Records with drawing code
====
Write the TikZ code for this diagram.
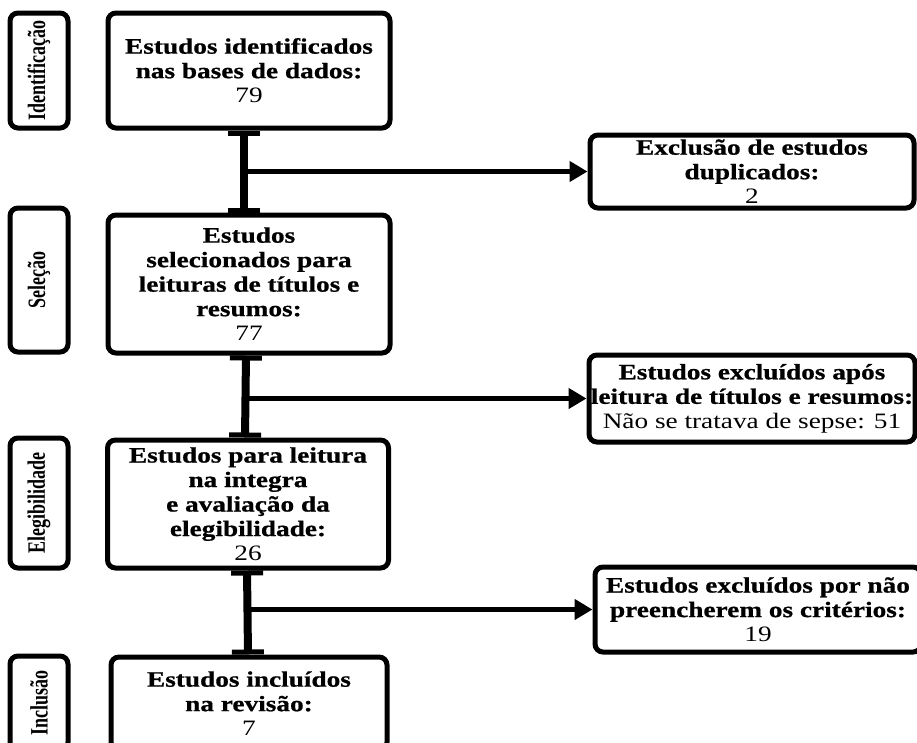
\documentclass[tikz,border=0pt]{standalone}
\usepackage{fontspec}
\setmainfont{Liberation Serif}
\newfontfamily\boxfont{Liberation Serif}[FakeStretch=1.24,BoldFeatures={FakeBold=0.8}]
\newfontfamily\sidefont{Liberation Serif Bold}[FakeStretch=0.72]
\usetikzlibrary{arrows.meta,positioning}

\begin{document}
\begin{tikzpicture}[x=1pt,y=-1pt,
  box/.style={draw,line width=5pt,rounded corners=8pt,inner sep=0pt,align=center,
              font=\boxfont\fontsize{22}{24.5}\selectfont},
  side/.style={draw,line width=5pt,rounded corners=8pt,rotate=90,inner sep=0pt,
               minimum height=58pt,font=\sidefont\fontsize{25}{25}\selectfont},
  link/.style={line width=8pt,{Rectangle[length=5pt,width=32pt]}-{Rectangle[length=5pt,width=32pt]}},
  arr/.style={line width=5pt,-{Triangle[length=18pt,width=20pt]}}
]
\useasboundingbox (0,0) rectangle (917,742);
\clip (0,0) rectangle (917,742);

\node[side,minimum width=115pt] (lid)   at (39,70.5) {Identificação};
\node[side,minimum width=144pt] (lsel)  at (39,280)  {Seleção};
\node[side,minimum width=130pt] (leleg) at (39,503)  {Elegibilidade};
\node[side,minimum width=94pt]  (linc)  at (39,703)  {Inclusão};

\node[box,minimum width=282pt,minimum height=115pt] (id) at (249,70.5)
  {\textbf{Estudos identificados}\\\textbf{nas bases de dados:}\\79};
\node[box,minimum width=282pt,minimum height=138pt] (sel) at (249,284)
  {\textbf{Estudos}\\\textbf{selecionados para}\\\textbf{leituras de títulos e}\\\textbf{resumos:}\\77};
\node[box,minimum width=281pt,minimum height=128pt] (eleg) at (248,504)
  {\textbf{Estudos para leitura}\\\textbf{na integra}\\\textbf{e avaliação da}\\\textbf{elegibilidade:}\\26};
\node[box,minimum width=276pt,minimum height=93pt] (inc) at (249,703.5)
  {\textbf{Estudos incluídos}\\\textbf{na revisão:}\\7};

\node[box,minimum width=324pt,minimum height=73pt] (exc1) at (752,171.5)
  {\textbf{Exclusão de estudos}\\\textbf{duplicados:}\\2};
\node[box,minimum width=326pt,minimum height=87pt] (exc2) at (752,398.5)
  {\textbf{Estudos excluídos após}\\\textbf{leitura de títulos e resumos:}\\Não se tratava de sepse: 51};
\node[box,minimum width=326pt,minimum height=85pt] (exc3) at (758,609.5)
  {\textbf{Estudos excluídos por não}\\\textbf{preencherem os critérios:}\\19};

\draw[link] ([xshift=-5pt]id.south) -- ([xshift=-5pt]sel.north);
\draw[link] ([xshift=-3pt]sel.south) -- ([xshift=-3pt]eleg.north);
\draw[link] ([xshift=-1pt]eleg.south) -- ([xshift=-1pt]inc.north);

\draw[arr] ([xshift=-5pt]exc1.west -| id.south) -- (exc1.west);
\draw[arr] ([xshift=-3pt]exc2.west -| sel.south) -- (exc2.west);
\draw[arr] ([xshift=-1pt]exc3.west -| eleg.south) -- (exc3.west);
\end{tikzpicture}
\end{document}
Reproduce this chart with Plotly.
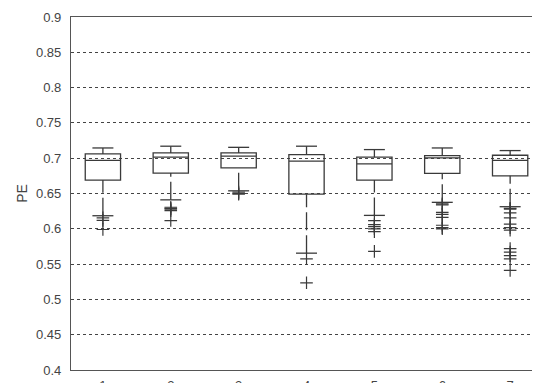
====
REQUIREMENTS -
Repeat the full listing above exactly, with no pictures in the copy.

THE SOLUTION -
Write the TikZ code for this diagram.
\documentclass[tikz,border=0pt]{standalone}
\usepackage{fontspec}
\setmainfont{Liberation Serif}
\newfontfamily\boxfont{Liberation Serif}[FakeStretch=1.24,BoldFeatures={FakeBold=0.8}]
\newfontfamily\sidefont{Liberation Serif Bold}[FakeStretch=0.72]
\usetikzlibrary{arrows.meta,positioning}

\begin{document}
\begin{tikzpicture}[x=1pt,y=-1pt,
  box/.style={draw,line width=5pt,rounded corners=8pt,inner sep=0pt,align=center,
              font=\boxfont\fontsize{22}{24.5}\selectfont},
  side/.style={draw,line width=5pt,rounded corners=8pt,rotate=90,inner sep=0pt,
               minimum height=58pt,font=\sidefont\fontsize{25}{25}\selectfont},
  link/.style={line width=8pt,{Rectangle[length=5pt,width=32pt]}-{Rectangle[length=5pt,width=32pt]}},
  arr/.style={line width=5pt,-{Triangle[length=18pt,width=20pt]}}
]
\useasboundingbox (0,0) rectangle (917,742);
\clip (0,0) rectangle (917,742);

\node[side,minimum width=115pt] (lid)   at (39,70.5) {Identificação};
\node[side,minimum width=144pt] (lsel)  at (39,280)  {Seleção};
\node[side,minimum width=130pt] (leleg) at (39,503)  {Elegibilidade};
\node[side,minimum width=94pt]  (linc)  at (39,703)  {Inclusão};

\node[box,minimum width=282pt,minimum height=115pt] (id) at (249,70.5)
  {\textbf{Estudos identificados}\\\textbf{nas bases de dados:}\\79};
\node[box,minimum width=282pt,minimum height=138pt] (sel) at (249,284)
  {\textbf{Estudos}\\\textbf{selecionados para}\\\textbf{leituras de títulos e}\\\textbf{resumos:}\\77};
\node[box,minimum width=281pt,minimum height=128pt] (eleg) at (248,504)
  {\textbf{Estudos para leitura}\\\textbf{na integra}\\\textbf{e avaliação da}\\\textbf{elegibilidade:}\\26};
\node[box,minimum width=276pt,minimum height=93pt] (inc) at (249,703.5)
  {\textbf{Estudos incluídos}\\\textbf{na revisão:}\\7};

\node[box,minimum width=324pt,minimum height=73pt] (exc1) at (752,171.5)
  {\textbf{Exclusão de estudos}\\\textbf{duplicados:}\\2};
\node[box,minimum width=326pt,minimum height=87pt] (exc2) at (752,398.5)
  {\textbf{Estudos excluídos após}\\\textbf{leitura de títulos e resumos:}\\Não se tratava de sepse: 51};
\node[box,minimum width=326pt,minimum height=85pt] (exc3) at (758,609.5)
  {\textbf{Estudos excluídos por não}\\\textbf{preencherem os critérios:}\\19};

\draw[link] ([xshift=-5pt]id.south) -- ([xshift=-5pt]sel.north);
\draw[link] ([xshift=-3pt]sel.south) -- ([xshift=-3pt]eleg.north);
\draw[link] ([xshift=-1pt]eleg.south) -- ([xshift=-1pt]inc.north);

\draw[arr] ([xshift=-5pt]exc1.west -| id.south) -- (exc1.west);
\draw[arr] ([xshift=-3pt]exc2.west -| sel.south) -- (exc2.west);
\draw[arr] ([xshift=-1pt]exc3.west -| eleg.south) -- (exc3.west);
\end{tikzpicture}
\end{document}
Reproduce this chart with Plotly.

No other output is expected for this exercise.